The EU’s culpability in the banking crisis

DISCLAIMER: All opinions in this column reflect the views of the author(s), not of EURACTIV.COM Ltd.

While the Irish must understand the constraints imposed by the bailout package, the EU also bears some responsibility for the banking crisis and should not undermine Ireland's economic model, writes former Taoiseach John Bruton.

This commentary was authored by John Bruton, taoiseach of Ireland from 1994 to 1997. He has also served as Ireland's minister of finance and minister for industry and trade, and the EU's Ambassador to the USA between 2004 and 2009.

"People in Ireland are awaiting with acute interest the results of stress tests on their banks to be made public on Thursday. Stress tests are estimates, estimates of what assets might be worth at some time in the future.

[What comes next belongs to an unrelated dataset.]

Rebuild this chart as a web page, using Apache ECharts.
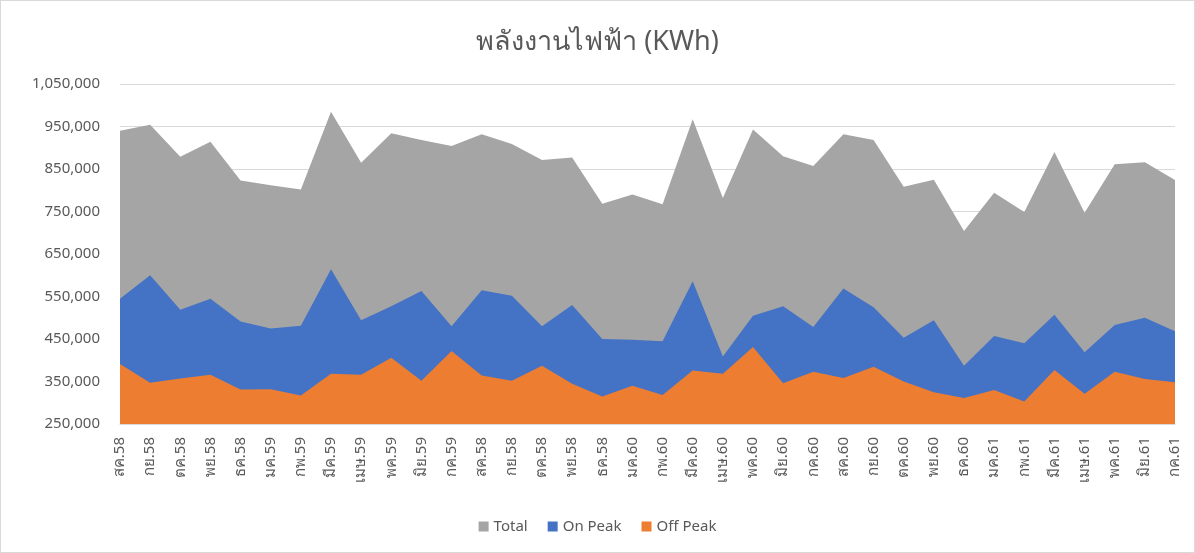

Estimates can be made on either very pessimistic, or very optimistic, assumptions about economic developments in the future.

The hope in some quarters is that the EU exercise of stress testing banks will generate confidence in banks based on certainty, but we should be careful here. Certainty about the future is a logical and philosophical impossibility. All banking, everywhere and always, is a matter of confidence, not of certainty. If one makes exceptionally pessimistic assumptions these can become avoidably self fulfilling. One must avoid accentuating the economic cycle in the downturn phase, just as much as one should lean against the wind in the up phase!

In Ireland's case, the credit of the state itself has unfortunately become entangled with that of the banks. It would be no solution to anything to enhance the credit of the banks, by diminishing the credit of the state. This is the issue with which the newly elected Irish government is working with its EU partners.

I am sure EU decision-makers are by now fully aware that the Irish banking problem has been influenced by the requirement of free movement of capital within Europe since 1990, and the deep interdependence that that has created, with all its good and bad aspects.

In a sense, the Irish banking problem is a manifestation of a wider European banking problem that grew in the context of monetary union. We have had, as President Barroso has said, a monetary union without an adequate economic union."